KRIEGER — Não, a nossa fábrica tem capacidade e tecnologia suficientes para crescer e exportar.

DINHEIRO — Qual é a sua avaliação sobre o regime tributário do Rota 2030?

KRIEGER — Ainda faltam algumas coisas no Rota 2030. Com o Inovar, por exemplo, existiam isenções que agora se perderam um pouco. Acredito que é necessário voltar e olhar para o segmento premium como um todo, afinal, não temos o mesmo volume que as montadoras de massa e precisamos ganhar escala e competitividade. É uma situação difícil porque mesmo se eu quiser exportar no Brasil eu tenho que pagar imposto. Como eu explico para um chileno que ele vai ter que pagar um imposto de 15% no carro por conta do Brasil? Precisamos melhorar esse ambiente de negócios e ainda faltam regras para quem trabalha com baixo volume e alta tecnologia.

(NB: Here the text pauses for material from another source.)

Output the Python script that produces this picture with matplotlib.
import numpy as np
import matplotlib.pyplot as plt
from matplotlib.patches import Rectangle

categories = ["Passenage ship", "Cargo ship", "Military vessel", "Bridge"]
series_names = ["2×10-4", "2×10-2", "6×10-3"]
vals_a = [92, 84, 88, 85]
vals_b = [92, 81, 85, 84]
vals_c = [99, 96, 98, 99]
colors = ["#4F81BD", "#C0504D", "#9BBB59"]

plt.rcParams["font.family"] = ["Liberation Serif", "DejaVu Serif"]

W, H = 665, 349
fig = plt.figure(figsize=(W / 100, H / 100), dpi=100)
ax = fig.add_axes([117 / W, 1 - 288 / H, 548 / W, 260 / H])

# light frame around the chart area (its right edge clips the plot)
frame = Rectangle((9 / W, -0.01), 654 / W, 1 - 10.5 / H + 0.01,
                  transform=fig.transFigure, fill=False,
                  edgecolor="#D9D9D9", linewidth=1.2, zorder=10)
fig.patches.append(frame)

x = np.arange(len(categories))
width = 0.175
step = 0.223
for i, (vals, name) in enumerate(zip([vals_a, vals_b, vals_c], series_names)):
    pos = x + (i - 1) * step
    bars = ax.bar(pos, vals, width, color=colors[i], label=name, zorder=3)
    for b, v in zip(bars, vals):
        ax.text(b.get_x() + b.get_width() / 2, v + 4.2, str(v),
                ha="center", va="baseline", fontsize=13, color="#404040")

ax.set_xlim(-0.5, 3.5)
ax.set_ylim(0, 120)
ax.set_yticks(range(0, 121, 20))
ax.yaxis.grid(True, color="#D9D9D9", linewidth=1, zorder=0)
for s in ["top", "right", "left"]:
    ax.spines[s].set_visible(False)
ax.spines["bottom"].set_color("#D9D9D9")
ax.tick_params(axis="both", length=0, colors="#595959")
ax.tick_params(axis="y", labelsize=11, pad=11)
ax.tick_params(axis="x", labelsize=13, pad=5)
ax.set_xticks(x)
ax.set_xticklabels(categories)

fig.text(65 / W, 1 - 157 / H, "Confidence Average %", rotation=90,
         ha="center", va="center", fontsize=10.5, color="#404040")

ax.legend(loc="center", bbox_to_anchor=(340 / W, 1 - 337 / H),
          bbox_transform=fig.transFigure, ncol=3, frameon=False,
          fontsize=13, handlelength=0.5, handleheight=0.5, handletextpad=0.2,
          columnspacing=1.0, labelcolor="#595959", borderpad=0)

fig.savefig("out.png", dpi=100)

DINHEIRO — O cenário deve melhorar com a possível união entre União Europeia e Mercosul?

KRIEGER — Isso ainda vai demorar um pouco para acontecer, cerca de 7 anos. O acordo também prevê um esquema de cotas: será possível trazer 50 mil carros da Europa para o Mercosul sem tarifa de importação, mas apenas 32 mil virão para o Brasil para serem divididos entre todas as montadoras. Esse não é um volume tão expressivo, ainda mais se você pensar que não sabemos como será feita essa divisão. No curto prazo, portanto, não vejo um benefício rápido para as montadoras. Porém, mostrar para o mercado que há um sinal de livre comércio pode atrair mais investimentos, melhorar a previsibilidade e ter um fluxo de capitais positivo entre os países. A economia do Brasil pode ser muito ajudada nesse sentido.

DINHEIRO — Como você vê o mercado premium no Brasil?

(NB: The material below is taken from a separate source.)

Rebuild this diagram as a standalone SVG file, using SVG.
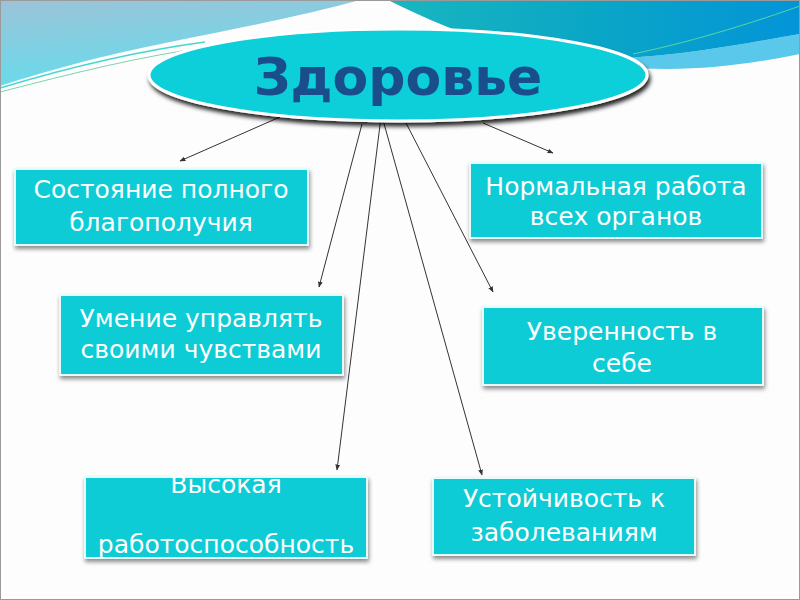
<svg xmlns="http://www.w3.org/2000/svg" width="800" height="600" viewBox="0 0 800 600">
<style>
.box{fill:#10ccd6;stroke:#e8fbfc;stroke-width:2;filter:url(#sh)}
.lbl{font-family:"DejaVu Sans","Noto Sans",sans-serif;font-size:25px;fill:#ffffff;text-anchor:middle}
.con{stroke:#333333;stroke-width:1;fill:none;marker-end:url(#ah)}
</style>
<defs>
<filter id="sh" x="-10%" y="-20%" width="120%" height="150%">
<feDropShadow dx="1" dy="3" stdDeviation="2" flood-color="#000" flood-opacity="0.45"/>
</filter>
<filter id="esh" x="-10%" y="-30%" width="120%" height="170%">
<feDropShadow dx="2" dy="4" stdDeviation="2" flood-color="#000" flood-opacity="0.85"/>
</filter>
<linearGradient id="gl" x1="0" y1="0" x2="0.3" y2="1">
<stop offset="0" stop-color="#9cc3d8"/>
<stop offset="1" stop-color="#66dcec"/>
</linearGradient>
<linearGradient id="gr" x1="0" y1="0" x2="1" y2="0">
<stop offset="0" stop-color="#19b6c0"/>
<stop offset="0.5" stop-color="#0aa6c6"/>
<stop offset="1" stop-color="#0394d8"/>
</linearGradient>
<marker id="ah" viewBox="0 0 10 10" refX="9" refY="5" markerWidth="6" markerHeight="6" orient="auto" markerUnits="userSpaceOnUse">
<path d="M0,1 L10,5 L0,9 Z" fill="#333333"/>
</marker>
</defs>
<rect x="0" y="0" width="800" height="600" fill="#fdfdfd"/>
<!-- background waves -->
<path d="M0,0 H360 C310,14 240,28 170,42 C100,56 50,70 0,86 Z" fill="url(#gl)"/>
<path d="M0,88 C60,70 130,52 205,42" stroke="#4ad6d0" stroke-width="1.5" fill="none"/>
<path d="M0,92 C70,74 140,56 215,46" stroke="#7ad6a8" stroke-width="1" fill="none"/>
<path d="M560,58 C650,62 720,48 800,34 V54 C720,70 650,76 560,58 Z" fill="#5ac8ea"/>
<path d="M388,0 H800 V34 C720,48 650,62 560,58 C500,50 440,26 388,0 Z" fill="url(#gr)"/>
<path d="M633,54 C700,40 760,20 800,6" stroke="#5ad6a0" stroke-width="1" fill="none"/>
<rect x="0.5" y="0.5" width="799" height="599" fill="none" stroke="#9a9a9a" stroke-width="1"/>

<g id="connectors">
<line class="con" x1="280" y1="117" x2="180" y2="161"/>
<line class="con" x1="362" y1="124" x2="319" y2="287"/>
<line class="con" x1="381" y1="117" x2="337" y2="470"/>
<line class="con" x1="383" y1="120" x2="482" y2="475"/>
<line class="con" x1="406" y1="123" x2="493" y2="292"/>
<line class="con" x1="483" y1="123" x2="553" y2="153"/>
</g>

<g id="health">
<ellipse cx="398" cy="75" rx="249" ry="46" fill="#0fcfd9" stroke="#ffffff" stroke-width="3" filter="url(#esh)"/>
<text x="398" y="95" font-family="'DejaVu Sans',Verdana,sans-serif" font-weight="bold" font-size="52" fill="#194d8c" text-anchor="middle">Здоровье</text>
</g>

<g id="n1">
<rect class="box" x="15" y="169" width="293" height="76"/>
<text class="lbl" x="161" y="198">Состояние полного</text>
<text class="lbl" x="161" y="231">благополучия</text>
</g>
<g id="n2">
<rect class="box" x="470" y="163" width="292" height="75"/>
<text class="lbl" x="616" y="195">Нормальная работа</text>
<text class="lbl" x="616" y="225">всех органов</text>
</g>
<g id="n3">
<rect class="box" x="60" y="295" width="283" height="80"/>
<text class="lbl" x="201" y="327">Умение управлять</text>
<text class="lbl" x="201" y="358">своими чувствами</text>
</g>
<g id="n4">
<rect class="box" x="483" y="307" width="280" height="78"/>
<text class="lbl" x="622" y="340">Уверенность в</text>
<text class="lbl" x="622" y="372">себе</text>
</g>
<g id="n5">
<rect class="box" x="85" y="477" width="282" height="81"/>
<text class="lbl" x="226" y="493">Высокая</text>
<text class="lbl" x="226" y="553">работоспособность</text>
</g>
<g id="n6">
<rect class="box" x="433" y="478" width="262" height="77"/>
<text class="lbl" x="564" y="507">Устойчивость к</text>
<text class="lbl" x="564" y="541">заболеваниям</text>
</g>
</svg>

KRIEGER — O crescimento desse segmento com relação ao mercado total é similar. A nossa estimativa é crescer cerca de 10% em 2019 e até 15% em 2020.

DINHEIRO — Esse resultado tem relação com a entrada do novo governo?

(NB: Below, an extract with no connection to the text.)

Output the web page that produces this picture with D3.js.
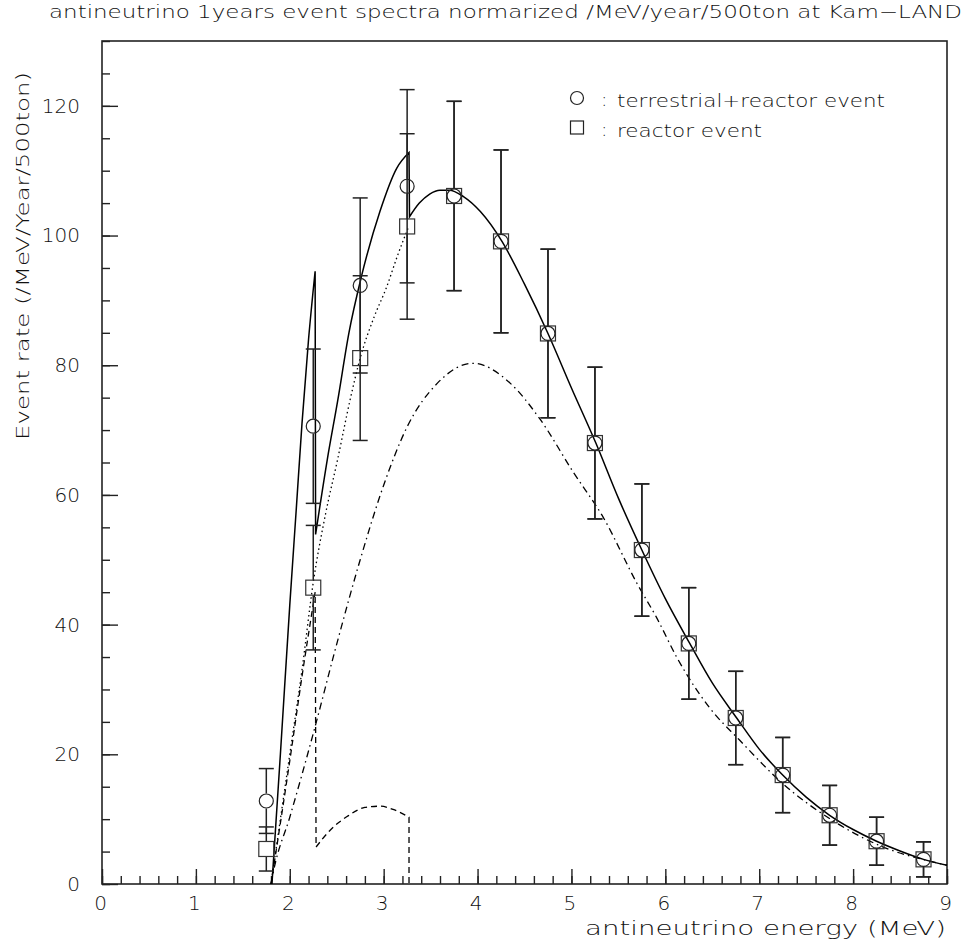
<!DOCTYPE html>
<html>
<head>
<meta charset="utf-8">
<script src="https://cdn.jsdelivr.net/npm/d3@7"></script>
<style>
  body { margin: 0; background: #fff; }
  svg text { font-family: "DejaVu Sans", sans-serif; font-weight: 200; fill: #111; }
</style>
</head>
<body>
<svg id="graph"></svg>
<script>
// Bin centres (MeV)
const binEnergy = [ 1.75, 2.25, 2.75, 3.25, 3.75, 4.25, 4.75, 5.25, 5.75, 6.25, 6.75, 7.25, 7.75, 8.25, 8.75 ];

// terrestrial + reactor events (circles)
const terrRate = [ 12.8, 70.6, 92.3, 107.6, 106.1, 99.1, 84.9, 68.0, 51.5, 37.1, 25.6, 16.8, 10.6, 6.6, 3.8 ];
const terrErr  = [ 5.0, 11.9, 13.5, 14.9, 14.6, 14.1, 13.0, 11.7, 10.2, 8.6, 7.2, 5.8, 4.6, 3.7, 2.7 ];

// reactor events (squares)
const reactRate = [ 5.4, 45.7, 81.1, 101.4, 106.1, 99.1, 84.9, 68.0, 51.5, 37.1, 25.6, 16.8, 10.6, 6.6, 3.8 ];
const reactErr  = [ 3.4, 9.6, 12.7, 14.3, 14.6, 14.1, 13.0, 11.7, 10.2, 8.6, 7.2, 5.8, 4.6, 3.7, 2.7 ];

// total spectrum (solid), [E, rate], three pieces joined by vertical drops
const totalLow = [ [ 1.81, 0 ], [ 1.90, 20 ], [ 2.00, 43 ], [ 2.07, 58 ], [ 2.13, 71 ], [ 2.20, 84 ], [ 2.27, 94.5 ] ];
const totalMid = [ [ 2.275, 53.9 ], [ 2.40, 65.5 ], [ 2.51, 74.5 ], [ 2.63, 85 ], [ 2.76, 93.5 ], [ 2.96, 103.7 ], [ 3.14, 110.4 ], [ 3.27, 112.8 ] ];
const totalHigh = [
    [ 3.275, 102.9 ], [ 3.38, 105 ], [ 3.49, 106.4 ], [ 3.60, 107 ], [ 3.70, 107 ], [ 3.85, 106 ], [ 4.03, 103.7 ],
    [ 4.26, 99.1 ], [ 4.50, 92.5 ], [ 4.75, 84.9 ], [ 5.00, 76.5 ], [ 5.26, 68 ], [ 5.50, 59.5 ], [ 5.75, 51.5 ],
    [ 6.00, 44 ], [ 6.26, 37.1 ], [ 6.50, 31 ], [ 6.76, 25.6 ], [ 7.00, 20.8 ], [ 7.25, 16.8 ], [ 7.50, 13.4 ],
    [ 7.75, 10.6 ], [ 8.00, 8.4 ], [ 8.25, 6.6 ], [ 8.50, 5.1 ], [ 8.75, 3.8 ], [ 9.00, 2.9 ]
];

// reactor spectrum below the geo endpoint (dotted)
const reactorCurve = [
    [ 1.80, 0 ], [ 2.00, 20 ], [ 2.13, 33 ], [ 2.25, 46.5 ], [ 2.38, 57 ], [ 2.51, 65.5 ], [ 2.64, 74.5 ],
    [ 2.75, 81.1 ], [ 2.90, 87.5 ], [ 3.03, 92 ], [ 3.15, 97 ], [ 3.27, 101.5 ]
];

// terrestrial (geo) spectrum (dashed): U+Th part, U-only part, end drop
const geoLow = [ [ 1.80, 0 ], [ 2.00, 19 ], [ 2.13, 32 ], [ 2.27, 45 ] ];
const geoHigh = [ [ 2.28, 5.7 ], [ 2.43, 8.3 ], [ 2.61, 10.4 ], [ 2.80, 11.8 ], [ 2.96, 12.0 ], [ 3.10, 11.5 ], [ 3.27, 10.3 ] ];
const geoEnd = [ [ 3.27, 0 ] ];

// dash-dot spectrum
const dashDotCurve = [
    [ 1.80, 0 ], [ 1.83, 2.2 ], [ 2.00, 10.3 ], [ 2.25, 23.2 ], [ 2.50, 37 ], [ 2.75, 50 ], [ 3.00, 61.5 ],
    [ 3.25, 70.5 ], [ 3.57, 77.2 ], [ 3.95, 80.3 ], [ 4.35, 77.2 ], [ 4.66, 71.8 ], [ 5.02, 63.5 ], [ 5.34, 56.5 ],
    [ 5.70, 46.3 ], [ 5.91, 41 ], [ 6.12, 35 ], [ 6.47, 27.2 ], [ 6.79, 22.2 ], [ 7.25, 15.5 ], [ 7.78, 9.8 ],
    [ 8.32, 5.7 ], [ 8.85, 3.4 ], [ 9.00, 2.9 ]
];

const xTicks = [ 0, 1, 2, 3, 4, 5, 6, 7, 8, 9 ];
const yTicks = [ 0, 20, 40, 60, 80, 100, 120 ];

var svgWidth = 964,
    svgHeight = 948,
    plot = { left: 102, top: 41, right: 947, bottom: 884 },
    markerSize = 15,
    capWidth = 15;

var svg = d3.select( "svg#graph" )
    .attr( "width", svgWidth )
    .attr( "height", svgHeight );

var x = d3.scaleLinear().domain( [ 0, 9 ] ).range( [ plot.left, plot.right ] );
var y = d3.scaleLinear().domain( [ 0, 130 ] ).range( [ plot.bottom, plot.top ] );

// minor ticks
svg.append( "g" )
    .attr( "transform", "translate(0," + plot.bottom + ")" )
    .call( d3.axisBottom( x ).tickValues( d3.range( 0, 9.01, 0.2 ) ).tickSize( -8 ).tickFormat( "" ) )
    .call( g => g.select( ".domain" ).remove() );
svg.append( "g" )
    .attr( "transform", "translate(" + plot.left + ",0)" )
    .call( d3.axisLeft( y ).tickValues( d3.range( 0, 130.1, 5 ) ).tickSize( -8 ).tickFormat( "" ) )
    .call( g => g.select( ".domain" ).remove() );

// major ticks + labels
var xAxis = svg.append( "g" )
    .attr( "transform", "translate(0," + plot.bottom + ")" )
    .call( d3.axisBottom( x ).tickValues( xTicks ).tickSize( -15 ).tickPadding( 12 ).tickFormat( d3.format( "d" ) ) );
xAxis.select( ".domain" ).remove();
xAxis.selectAll( "text" ).style( "font-size", "20px" ).attr( "dx", "-2" );

var yAxis = svg.append( "g" )
    .attr( "transform", "translate(" + plot.left + ",0)" )
    .call( d3.axisLeft( y ).tickValues( yTicks ).tickSize( -16 ).tickPadding( 22 ).tickFormat( d3.format( "d" ) ) );
yAxis.select( ".domain" ).remove();
yAxis.selectAll( "text" ).style( "font-size", "20px" );

svg.selectAll( ".tick line" ).attr( "stroke", "#222" ).attr( "stroke-width", 1.4 );

// frame
svg.append( "rect" )
    .attr( "x", plot.left )
    .attr( "y", plot.top )
    .attr( "width", plot.right - plot.left )
    .attr( "height", plot.bottom - plot.top )
    .attr( "fill", "none" )
    .attr( "stroke", "#222" )
    .attr( "stroke-width", 1.6 );

// curves: each smooth piece, joined to the next by a straight (vertical) drop
var smooth = d3.line()
    .x( function ( d ) { return x( d[ 0 ] ); } )
    .y( function ( d ) { return y( d[ 1 ] ); } )
    .curve( d3.curveMonotoneX );

function joinPieces( pieces ) {
    return pieces.map( function ( p, i ) {
        if ( p.length === 1 ) return "L" + x( p[ 0 ][ 0 ] ) + "," + y( p[ 0 ][ 1 ] );
        var d = smooth( p );
        return i === 0 ? d : "L" + d.slice( 1 );
    } ).join( "" );
}

var curves = [
    { d: joinPieces( [ dashDotCurve ] ), dash: "7,4,1.5,4", width: 1.3 },
    { d: joinPieces( [ geoLow, geoHigh, geoEnd ] ), dash: "6,4", width: 1.3 },
    { d: joinPieces( [ reactorCurve ] ), dash: "1.5,3", width: 1.3 },
    { d: joinPieces( [ totalLow, totalMid, totalHigh ] ), dash: null, width: 1.5 }
];

svg.append( "g" )
    .classed( "curves", true )
    .selectAll( "path" )
    .data( curves )
    .enter()
    .append( "path" )
    .attr( "d", function ( d ) { return d.d; } )
    .attr( "fill", "none" )
    .attr( "stroke", "#000" )
    .attr( "stroke-width", function ( d ) { return d.width; } )
    .attr( "stroke-dasharray", function ( d ) { return d.dash; } );

// data points with error bars (bars stop at the marker edge)
function drawPoints( rates, errs, shape ) {
    var pts = binEnergy.map( function ( e, i ) { return { e: e, v: rates[ i ], err: errs[ i ] }; } );
    var g = svg.append( "g" ).classed( shape, true );
    var half = markerSize / 2;

    var bars = g.selectAll( ".bar" ).data( pts ).enter().append( "g" ).classed( "bar", true );
    bars.append( "line" )
        .attr( "x1", d => x( d.e ) ).attr( "x2", d => x( d.e ) )
        .attr( "y1", d => y( d.v + d.err ) ).attr( "y2", d => Math.max( y( d.v ) - half, y( d.v + d.err ) ) );
    bars.append( "line" )
        .attr( "x1", d => x( d.e ) ).attr( "x2", d => x( d.e ) )
        .attr( "y1", d => Math.min( y( d.v ) + half, y( d.v - d.err ) ) ).attr( "y2", d => y( d.v - d.err ) );
    bars.append( "line" )
        .attr( "x1", d => x( d.e ) - capWidth / 2 ).attr( "x2", d => x( d.e ) + capWidth / 2 )
        .attr( "y1", d => y( d.v + d.err ) ).attr( "y2", d => y( d.v + d.err ) );
    bars.append( "line" )
        .attr( "x1", d => x( d.e ) - capWidth / 2 ).attr( "x2", d => x( d.e ) + capWidth / 2 )
        .attr( "y1", d => y( d.v - d.err ) ).attr( "y2", d => y( d.v - d.err ) );
    bars.selectAll( "line" ).attr( "stroke", "#222" ).attr( "stroke-width", 1.5 );

    if ( shape === "circle" ) {
        g.selectAll( "circle" ).data( pts ).enter().append( "circle" )
            .attr( "cx", d => x( d.e ) ).attr( "cy", d => y( d.v ) ).attr( "r", half - 0.5 )
            .attr( "fill", "none" ).attr( "stroke", "#222" ).attr( "stroke-width", 1.2 );
    } else {
        g.selectAll( "rect" ).data( pts ).enter().append( "rect" )
            .attr( "x", d => x( d.e ) - half ).attr( "y", d => y( d.v ) - half )
            .attr( "width", markerSize ).attr( "height", markerSize )
            .attr( "fill", "none" ).attr( "stroke", "#333" ).attr( "stroke-width", 1.2 );
    }
}

drawPoints( reactRate, reactErr, "square" );
drawPoints( terrRate, terrErr, "circle" );

// legend
var legend = svg.append( "g" ).classed( "legend", true );
legend.append( "circle" ).attr( "cx", 577 ).attr( "cy", 98 ).attr( "r", 6.5 )
    .attr( "fill", "none" ).attr( "stroke", "#222" ).attr( "stroke-width", 1.2 );
legend.append( "rect" ).attr( "x", 570.5 ).attr( "y", 121 ).attr( "width", 13 ).attr( "height", 13 )
    .attr( "fill", "none" ).attr( "stroke", "#222" ).attr( "stroke-width", 1.2 );
legend.append( "text" ).attr( "x", 601 ).attr( "y", 106 ).style( "font-size", "19px" ).text( ":" );
legend.append( "text" ).attr( "x", 601 ).attr( "y", 136 ).style( "font-size", "19px" ).text( ":" );
legend.append( "text" ).attr( "x", 617 ).attr( "y", 107 ).style( "font-size", "17px" )
    .attr( "textLength", 268 ).attr( "lengthAdjust", "spacingAndGlyphs" )
    .text( "terrestrial+reactor event" );
legend.append( "text" ).attr( "x", 617 ).attr( "y", 137 ).style( "font-size", "17px" )
    .attr( "textLength", 145 ).attr( "lengthAdjust", "spacingAndGlyphs" )
    .text( "reactor event" );

// titles
svg.append( "text" )
    .attr( "x", 49 ).attr( "y", 18 )
    .style( "font-size", "17px" )
    .attr( "textLength", 913 ).attr( "lengthAdjust", "spacingAndGlyphs" )
    .text( "antineutrino 1years event spectra normarized /MeV/year/500ton at Kam\u2212LAND" );

svg.append( "text" )
    .attr( "x", 585 ).attr( "y", 935 )
    .style( "font-size", "19px" )
    .attr( "textLength", 361 ).attr( "lengthAdjust", "spacingAndGlyphs" )
    .text( "antineutrino energy (MeV)" );

svg.append( "text" )
    .attr( "transform", "translate(29,440) rotate(-90)" )
    .style( "font-size", "18px" )
    .attr( "textLength", 368 ).attr( "lengthAdjust", "spacingAndGlyphs" )
    .text( "Event rate (/MeV/Year/500ton)" );
</script>
</body>
</html>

KRIEGER — Eu evito falar de política e sobre o passado, mas ter paz durante a transição de um governo para o outro abaixou a poeira e agora já é possível enxergar os próximos quatro anos. Isso traz uma confiança para o setor de maneira geral.

DINHEIRO — O que precisa acontecer para impulsionar os negócios?

KRIEGER — A aprovação da reforma da Previdência é favorável e a reforma tributária também ajudaria muito a BMW. O volume de pessoas que nós temos para calcular os tributos de todo esse ambiente de negócios é muito alto. O Brasil tem essa complexidade elevada que, se evitada, seria mais fácil focar nos negócios e nos produtos em vez de tributação.

DINHEIRO — Há novos planos de investimentos no radar?

KRIEGER — A BMW investiu R$ 125 milhões na estrutura fabril catarinense no segundo semestre de 2018 para produzir os modelos BMW X4 e BMW Série 3. Além disso, o aporte de R$ 1 bilhão feito nos últimos quatro anos [2014-2018] trouxe três produtos novos para o Brasil. Esses nos deixam confortáveis para um bom tempo daqui para frente.